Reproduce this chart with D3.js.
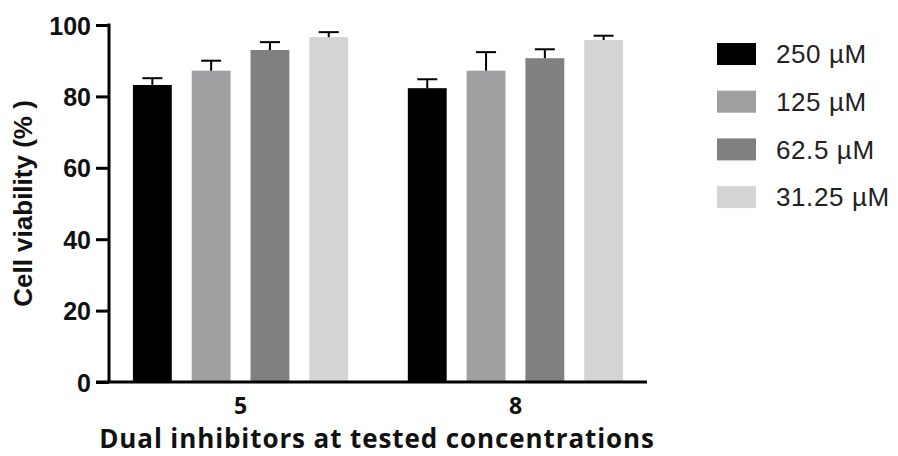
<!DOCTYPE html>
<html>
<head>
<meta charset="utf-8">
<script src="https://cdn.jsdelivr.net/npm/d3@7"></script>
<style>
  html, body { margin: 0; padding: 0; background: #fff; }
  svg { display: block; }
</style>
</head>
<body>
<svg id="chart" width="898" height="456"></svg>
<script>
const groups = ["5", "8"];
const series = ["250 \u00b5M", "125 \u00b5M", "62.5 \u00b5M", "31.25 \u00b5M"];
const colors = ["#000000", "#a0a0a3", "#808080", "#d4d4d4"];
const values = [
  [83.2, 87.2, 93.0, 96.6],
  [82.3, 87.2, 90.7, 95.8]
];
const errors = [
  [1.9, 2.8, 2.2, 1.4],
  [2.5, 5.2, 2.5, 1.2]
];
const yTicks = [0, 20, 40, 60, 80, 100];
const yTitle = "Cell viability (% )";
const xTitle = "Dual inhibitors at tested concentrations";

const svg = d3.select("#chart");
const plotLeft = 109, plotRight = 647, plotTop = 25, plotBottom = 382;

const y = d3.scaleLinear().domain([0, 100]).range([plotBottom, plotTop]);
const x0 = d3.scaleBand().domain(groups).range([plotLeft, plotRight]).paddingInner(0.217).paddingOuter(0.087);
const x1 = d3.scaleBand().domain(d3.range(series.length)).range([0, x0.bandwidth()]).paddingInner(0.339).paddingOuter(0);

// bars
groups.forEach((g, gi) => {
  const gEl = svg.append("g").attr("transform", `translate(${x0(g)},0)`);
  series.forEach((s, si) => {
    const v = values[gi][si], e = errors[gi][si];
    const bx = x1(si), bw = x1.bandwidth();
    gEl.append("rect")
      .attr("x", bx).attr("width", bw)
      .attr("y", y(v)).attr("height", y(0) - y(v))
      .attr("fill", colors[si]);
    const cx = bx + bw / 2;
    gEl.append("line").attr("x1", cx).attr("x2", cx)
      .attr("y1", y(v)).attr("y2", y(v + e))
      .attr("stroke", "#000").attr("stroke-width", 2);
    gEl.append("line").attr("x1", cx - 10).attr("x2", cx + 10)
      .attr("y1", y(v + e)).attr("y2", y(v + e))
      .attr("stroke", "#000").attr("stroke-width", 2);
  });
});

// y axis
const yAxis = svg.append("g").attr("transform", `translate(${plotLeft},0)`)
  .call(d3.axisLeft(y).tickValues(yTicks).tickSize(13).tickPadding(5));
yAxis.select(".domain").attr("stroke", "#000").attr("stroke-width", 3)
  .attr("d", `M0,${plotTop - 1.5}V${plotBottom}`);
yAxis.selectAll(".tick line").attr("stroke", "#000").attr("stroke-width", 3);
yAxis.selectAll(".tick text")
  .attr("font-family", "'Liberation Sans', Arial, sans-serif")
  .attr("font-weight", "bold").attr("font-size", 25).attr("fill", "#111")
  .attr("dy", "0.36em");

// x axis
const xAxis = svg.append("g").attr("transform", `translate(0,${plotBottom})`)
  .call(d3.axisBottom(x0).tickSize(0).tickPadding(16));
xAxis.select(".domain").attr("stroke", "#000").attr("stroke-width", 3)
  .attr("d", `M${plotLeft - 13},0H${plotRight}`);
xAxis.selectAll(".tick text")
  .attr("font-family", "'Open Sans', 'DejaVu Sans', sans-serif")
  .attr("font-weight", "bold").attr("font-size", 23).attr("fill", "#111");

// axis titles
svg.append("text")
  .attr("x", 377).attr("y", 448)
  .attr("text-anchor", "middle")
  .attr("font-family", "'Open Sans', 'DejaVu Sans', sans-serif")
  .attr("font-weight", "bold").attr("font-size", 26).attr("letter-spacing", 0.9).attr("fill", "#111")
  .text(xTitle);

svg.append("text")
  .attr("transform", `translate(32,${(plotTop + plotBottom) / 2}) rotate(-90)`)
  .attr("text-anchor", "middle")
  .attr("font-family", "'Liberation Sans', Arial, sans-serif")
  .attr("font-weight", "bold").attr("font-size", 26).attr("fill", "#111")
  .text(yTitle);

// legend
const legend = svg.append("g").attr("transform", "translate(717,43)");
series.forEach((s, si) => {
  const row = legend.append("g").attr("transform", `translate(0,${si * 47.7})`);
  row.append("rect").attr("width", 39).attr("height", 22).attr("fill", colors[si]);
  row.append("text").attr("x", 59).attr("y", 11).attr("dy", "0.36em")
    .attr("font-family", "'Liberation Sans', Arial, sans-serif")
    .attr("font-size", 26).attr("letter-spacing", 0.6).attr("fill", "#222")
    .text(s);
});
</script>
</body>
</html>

___

→ DO THIS
Make an exact copy of the whole listing, but don't bring over any pictures.

→ RESPONSE TO THE EXERCISE
Reproduce this chart with D3.js.
<!DOCTYPE html>
<html>
<head>
<meta charset="utf-8">
<script src="https://cdn.jsdelivr.net/npm/d3@7"></script>
<style>
  html, body { margin: 0; padding: 0; background: #fff; }
  svg { display: block; }
</style>
</head>
<body>
<svg id="chart" width="898" height="456"></svg>
<script>
const groups = ["5", "8"];
const series = ["250 \u00b5M", "125 \u00b5M", "62.5 \u00b5M", "31.25 \u00b5M"];
const colors = ["#000000", "#a0a0a3", "#808080", "#d4d4d4"];
const values = [
  [83.2, 87.2, 93.0, 96.6],
  [82.3, 87.2, 90.7, 95.8]
];
const errors = [
  [1.9, 2.8, 2.2, 1.4],
  [2.5, 5.2, 2.5, 1.2]
];
const yTicks = [0, 20, 40, 60, 80, 100];
const yTitle = "Cell viability (% )";
const xTitle = "Dual inhibitors at tested concentrations";

const svg = d3.select("#chart");
const plotLeft = 109, plotRight = 647, plotTop = 25, plotBottom = 382;

const y = d3.scaleLinear().domain([0, 100]).range([plotBottom, plotTop]);
const x0 = d3.scaleBand().domain(groups).range([plotLeft, plotRight]).paddingInner(0.217).paddingOuter(0.087);
const x1 = d3.scaleBand().domain(d3.range(series.length)).range([0, x0.bandwidth()]).paddingInner(0.339).paddingOuter(0);

// bars
groups.forEach((g, gi) => {
  const gEl = svg.append("g").attr("transform", `translate(${x0(g)},0)`);
  series.forEach((s, si) => {
    const v = values[gi][si], e = errors[gi][si];
    const bx = x1(si), bw = x1.bandwidth();
    gEl.append("rect")
      .attr("x", bx).attr("width", bw)
      .attr("y", y(v)).attr("height", y(0) - y(v))
      .attr("fill", colors[si]);
    const cx = bx + bw / 2;
    gEl.append("line").attr("x1", cx).attr("x2", cx)
      .attr("y1", y(v)).attr("y2", y(v + e))
      .attr("stroke", "#000").attr("stroke-width", 2);
    gEl.append("line").attr("x1", cx - 10).attr("x2", cx + 10)
      .attr("y1", y(v + e)).attr("y2", y(v + e))
      .attr("stroke", "#000").attr("stroke-width", 2);
  });
});

// y axis
const yAxis = svg.append("g").attr("transform", `translate(${plotLeft},0)`)
  .call(d3.axisLeft(y).tickValues(yTicks).tickSize(13).tickPadding(5));
yAxis.select(".domain").attr("stroke", "#000").attr("stroke-width", 3)
  .attr("d", `M0,${plotTop - 1.5}V${plotBottom}`);
yAxis.selectAll(".tick line").attr("stroke", "#000").attr("stroke-width", 3);
yAxis.selectAll(".tick text")
  .attr("font-family", "'Liberation Sans', Arial, sans-serif")
  .attr("font-weight", "bold").attr("font-size", 25).attr("fill", "#111")
  .attr("dy", "0.36em");

// x axis
const xAxis = svg.append("g").attr("transform", `translate(0,${plotBottom})`)
  .call(d3.axisBottom(x0).tickSize(0).tickPadding(16));
xAxis.select(".domain").attr("stroke", "#000").attr("stroke-width", 3)
  .attr("d", `M${plotLeft - 13},0H${plotRight}`);
xAxis.selectAll(".tick text")
  .attr("font-family", "'Open Sans', 'DejaVu Sans', sans-serif")
  .attr("font-weight", "bold").attr("font-size", 23).attr("fill", "#111");

// axis titles
svg.append("text")
  .attr("x", 377).attr("y", 448)
  .attr("text-anchor", "middle")
  .attr("font-family", "'Open Sans', 'DejaVu Sans', sans-serif")
  .attr("font-weight", "bold").attr("font-size", 26).attr("letter-spacing", 0.9).attr("fill", "#111")
  .text(xTitle);

svg.append("text")
  .attr("transform", `translate(32,${(plotTop + plotBottom) / 2}) rotate(-90)`)
  .attr("text-anchor", "middle")
  .attr("font-family", "'Liberation Sans', Arial, sans-serif")
  .attr("font-weight", "bold").attr("font-size", 26).attr("fill", "#111")
  .text(yTitle);

// legend
const legend = svg.append("g").attr("transform", "translate(717,43)");
series.forEach((s, si) => {
  const row = legend.append("g").attr("transform", `translate(0,${si * 47.7})`);
  row.append("rect").attr("width", 39).attr("height", 22).attr("fill", colors[si]);
  row.append("text").attr("x", 59).attr("y", 11).attr("dy", "0.36em")
    .attr("font-family", "'Liberation Sans', Arial, sans-serif")
    .attr("font-size", 26).attr("letter-spacing", 0.6).attr("fill", "#222")
    .text(s);
});
</script>
</body>
</html>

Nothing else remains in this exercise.